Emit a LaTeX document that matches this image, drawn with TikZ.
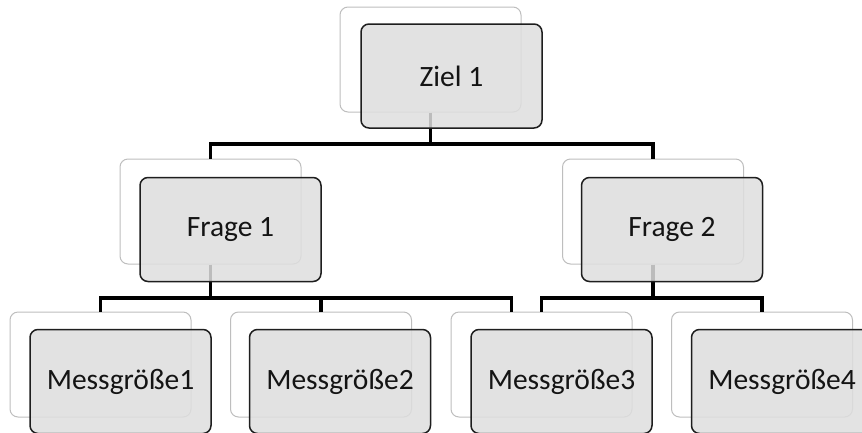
\documentclass[tikz,border=0pt]{standalone}
\usepackage{fontspec}
\setmainfont{Carlito}
\usetikzlibrary{calc}
\definecolor{backline}{RGB}{190,190,190}
\definecolor{frontfill}{RGB}{222,222,222}
\definecolor{frontline}{RGB}{30,30,30}
\definecolor{txt}{RGB}{20,20,20}
\tikzset{
  backbox/.style={draw=backline, line width=1pt, fill=white, rounded corners=8pt,
    minimum width=181pt, minimum height=105pt, inner sep=0pt},
  frontbox/.style={draw=frontline, line width=1.5pt, fill=frontfill, fill opacity=0.85,
    text opacity=1, text=txt, rounded corners=8pt,
    minimum width=181pt, minimum height=104pt, inner sep=0pt,
    font=\fontsize{29.5}{34}\selectfont},
  conn/.style={draw=black, line width=3.4pt}
}
\begin{document}
\begin{tikzpicture}[x=1pt,y=-1pt]
\useasboundingbox (0,0) rectangle (862,432);
% back boxes
\node[backbox] (zb) at (430.5,59.5) {};
\node[backbox] (f1b) at (210.5,211.5) {};
\node[backbox] (f2b) at (653,211.5) {};
\node[backbox] (m1b) at (100.5,364.5) {};
\node[backbox] (m2b) at (321,364.5) {};
\node[backbox] (m3b) at (541.5,364.5) {};
\node[backbox] (m4b) at (762,364.5) {};
% junctions
\coordinate (j0) at (430.5,144);
\coordinate (j1) at (210.5,298);
\coordinate (j2) at (653,298);
% connectors
\draw[conn] (zb.south) -- (j0);
\draw[conn] (f1b.north) |- (j0) -| (f2b.north);
\draw[conn] (f1b.south) -- (j1);
\draw[conn] (m1b.north) |- (j1) -| (m2b.north);
\draw[conn] (j1) -| ([xshift=61pt]m3b.north west);
\draw[conn] (f2b.south) -- (j2);
\draw[conn] (m3b.north) |- (j2) -| (m4b.north);
% front boxes
\node[frontbox] (z) at (451.5,76) {Ziel 1};
\node[frontbox] (f1) at (230.5,229.5) {Frage 1};
\node[frontbox] (f2) at (672,229.5) {Frage 2};
\node[frontbox] (m1) at (120.5,381.5) {Messgröße1};
\node[frontbox] (m2) at (340,381.5) {Messgröße2};
\node[frontbox] (m3) at (561.5,381.5) {Messgröße3};
\node[frontbox] (m4) at (782,381.5) {Messgröße4};
\end{tikzpicture}
\end{document}
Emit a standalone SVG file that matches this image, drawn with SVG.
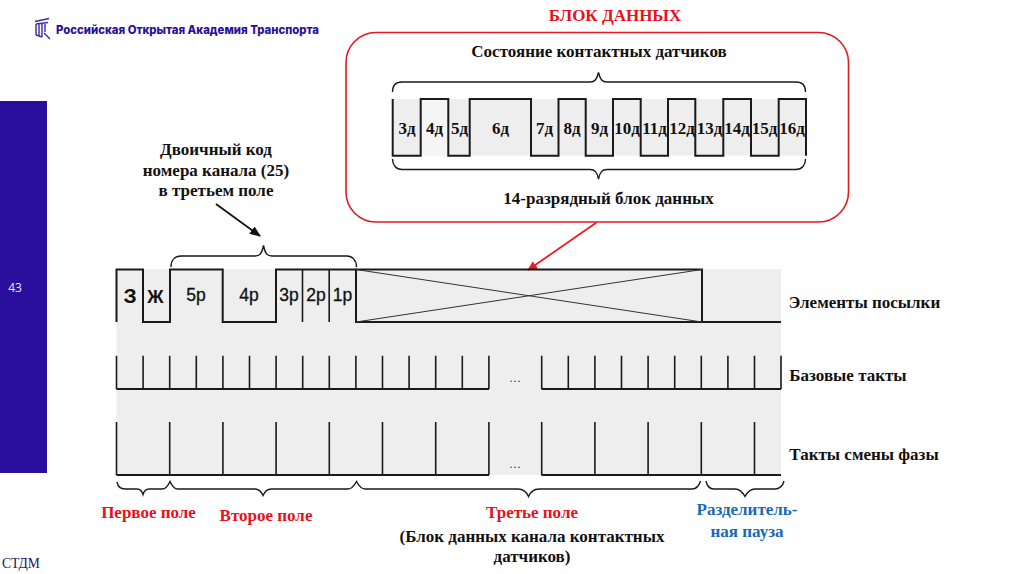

○ ○ ○ ○ ○

* _WHAT YOU HAVE TO DO_: Quote the material exactly. Pictures stay out.

* _TASK RESULT_:
Emit a LaTeX document that matches this image, drawn with TikZ.
\documentclass[tikz,border=0pt]{standalone}
\usepackage{fontspec}
\setmainfont{Carlito}
\usetikzlibrary{calc}
\definecolor{backline}{RGB}{190,190,190}
\definecolor{frontfill}{RGB}{222,222,222}
\definecolor{frontline}{RGB}{30,30,30}
\definecolor{txt}{RGB}{20,20,20}
\tikzset{
  backbox/.style={draw=backline, line width=1pt, fill=white, rounded corners=8pt,
    minimum width=181pt, minimum height=105pt, inner sep=0pt},
  frontbox/.style={draw=frontline, line width=1.5pt, fill=frontfill, fill opacity=0.85,
    text opacity=1, text=txt, rounded corners=8pt,
    minimum width=181pt, minimum height=104pt, inner sep=0pt,
    font=\fontsize{29.5}{34}\selectfont},
  conn/.style={draw=black, line width=3.4pt}
}
\begin{document}
\begin{tikzpicture}[x=1pt,y=-1pt]
\useasboundingbox (0,0) rectangle (862,432);
% back boxes
\node[backbox] (zb) at (430.5,59.5) {};
\node[backbox] (f1b) at (210.5,211.5) {};
\node[backbox] (f2b) at (653,211.5) {};
\node[backbox] (m1b) at (100.5,364.5) {};
\node[backbox] (m2b) at (321,364.5) {};
\node[backbox] (m3b) at (541.5,364.5) {};
\node[backbox] (m4b) at (762,364.5) {};
% junctions
\coordinate (j0) at (430.5,144);
\coordinate (j1) at (210.5,298);
\coordinate (j2) at (653,298);
% connectors
\draw[conn] (zb.south) -- (j0);
\draw[conn] (f1b.north) |- (j0) -| (f2b.north);
\draw[conn] (f1b.south) -- (j1);
\draw[conn] (m1b.north) |- (j1) -| (m2b.north);
\draw[conn] (j1) -| ([xshift=61pt]m3b.north west);
\draw[conn] (f2b.south) -- (j2);
\draw[conn] (m3b.north) |- (j2) -| (m4b.north);
% front boxes
\node[frontbox] (z) at (451.5,76) {Ziel 1};
\node[frontbox] (f1) at (230.5,229.5) {Frage 1};
\node[frontbox] (f2) at (672,229.5) {Frage 2};
\node[frontbox] (m1) at (120.5,381.5) {Messgröße1};
\node[frontbox] (m2) at (340,381.5) {Messgröße2};
\node[frontbox] (m3) at (561.5,381.5) {Messgröße3};
\node[frontbox] (m4) at (782,381.5) {Messgröße4};
\end{tikzpicture}
\end{document}
Emit a standalone SVG file that matches this image, drawn with SVG.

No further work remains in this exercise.